Keberadaan anak pasca perceraian orang tuanya, lebih banyak berada dalam pengasuhan ibu, walau prakteknya ada juga sang ayah menjadi tempat pengasuhan. Maka ketika anak perempuan berada dalam pengasuhan sang ibu ada situasi yang kurang baik, apalagi perceraian berawal dari perilaku yang tidak baik sang suami.
AYAH YANG DISEMBUNYIKAN
Kemarahan dan kedongkolan seorang istri kepada suaminya ketika bercerai menjadi bara bagi keharmonisan komunikasi sang anak.Â
Beberapa kasus terjadi, sang ibu menananamkan kepada mind set anak, bahwa ayahnya berada di tempat yang jauh, "ayahmu meninggalkan kita" kata sang ibu kepada anaknya, atau "ayahmu pergi jauh mencari nafkah" dan pernyataan lainnya.

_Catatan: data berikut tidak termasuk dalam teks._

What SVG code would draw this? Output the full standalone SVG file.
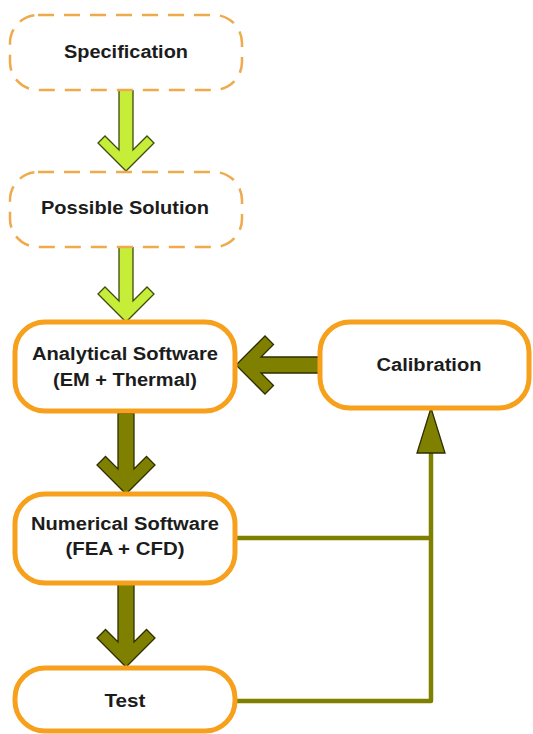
<svg xmlns="http://www.w3.org/2000/svg" width="533" height="734" viewBox="0 0 533 734">
<style>
.dash{fill:#fff;stroke:#EFAA4C;stroke-width:2.5;stroke-dasharray:16 10}
.box{fill:#fff;stroke:#F7A01C;stroke-width:5}
.t{font-family:"Liberation Sans",Arial,sans-serif;font-weight:bold;font-size:18px;fill:#1c1c1c;text-anchor:middle}
.lime{fill:#C6EE38;stroke:#3d4a10;stroke-width:1.3;stroke-linejoin:miter}
.olive{fill:#7F7F00;stroke:#2e2e00;stroke-width:1.3;stroke-linejoin:miter}
.line{fill:none;stroke:#808000;stroke-width:4.5;stroke-linejoin:round}
</style>
<rect width="533" height="734" fill="#fff"/>
<g id="connectors">
<polygon class="lime" points="119,90 133,90 133,150 147,136 154,143 126,171 98,143 105,136 119,150"/>
<polygon class="lime" points="119,247 133,247 133,301 147,287 154,294 126,322 98,294 105,287 119,301"/>
<polygon class="olive" points="118,413 134,413 134,469 146.5,456.5 155,465 126,494 97,465 105.5,456.5 118,469"/>
<polygon class="olive" points="118,584 134,584 134,642 146.5,629.5 155,638 126,667 97,638 105.5,629.5 118,642"/>
<polygon class="olive" points="320,357 320,373 261,373 273.5,385.5 265,394 236,365 265,336 273.5,344.5 261,357"/>
<polyline class="line" points="235,538 431,538"/>
<polyline class="line" points="235,701 431,701 431,452"/>
<polygon class="olive" points="431,408 445,453 417,453"/>
</g>
<g id="specification">
<rect class="dash" x="10" y="15" width="232" height="75" rx="28"/>
<text class="t" x="126" y="58" textLength="124" lengthAdjust="spacingAndGlyphs">Specification</text>
</g>
<g id="possible-solution">
<rect class="dash" x="10" y="172" width="232" height="75" rx="28"/>
<text class="t" x="125" y="214" textLength="168" lengthAdjust="spacingAndGlyphs">Possible Solution</text>
</g>
<g id="analytical">
<rect class="box" x="15" y="322" width="220" height="89" rx="30"/>
<text class="t" x="125" y="360" textLength="186" lengthAdjust="spacingAndGlyphs">Analytical Software</text>
<text class="t" x="125" y="386" textLength="144" lengthAdjust="spacingAndGlyphs">(EM + Thermal)</text>
</g>
<g id="calibration">
<rect class="box" x="320" y="322" width="209" height="86" rx="30"/>
<text class="t" x="429" y="371" textLength="105" lengthAdjust="spacingAndGlyphs">Calibration</text>
</g>
<g id="numerical">
<rect class="box" x="15" y="494" width="220" height="89" rx="30"/>
<text class="t" x="125" y="530" textLength="188" lengthAdjust="spacingAndGlyphs">Numerical Software</text>
<text class="t" x="125" y="555" textLength="119" lengthAdjust="spacingAndGlyphs">(FEA + CFD)</text>
</g>
<g id="test">
<rect class="box" x="15" y="668" width="220" height="63" rx="30"/>
<text class="t" x="125" y="707" textLength="41" lengthAdjust="spacingAndGlyphs">Test</text>
</g>
</svg>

Sang ibu berusaha mengkaburkan keberadaan sang ayah (mantan suaminya) kepada sang anak dengan dalih, tidak pantas menjadi ayah bagi anaknya, ada juga karena tidak pernah memberikan nafkah kepada anaknya.
Ayah yang disembunyikaan, bukan berarti ayahnya hilang, namun sang ibu berusaha untuk menyembunyikan siapa sejatinya ayah bagi anak-anaknya entah berada di mana dan tidak pernah disambung komunikasinya.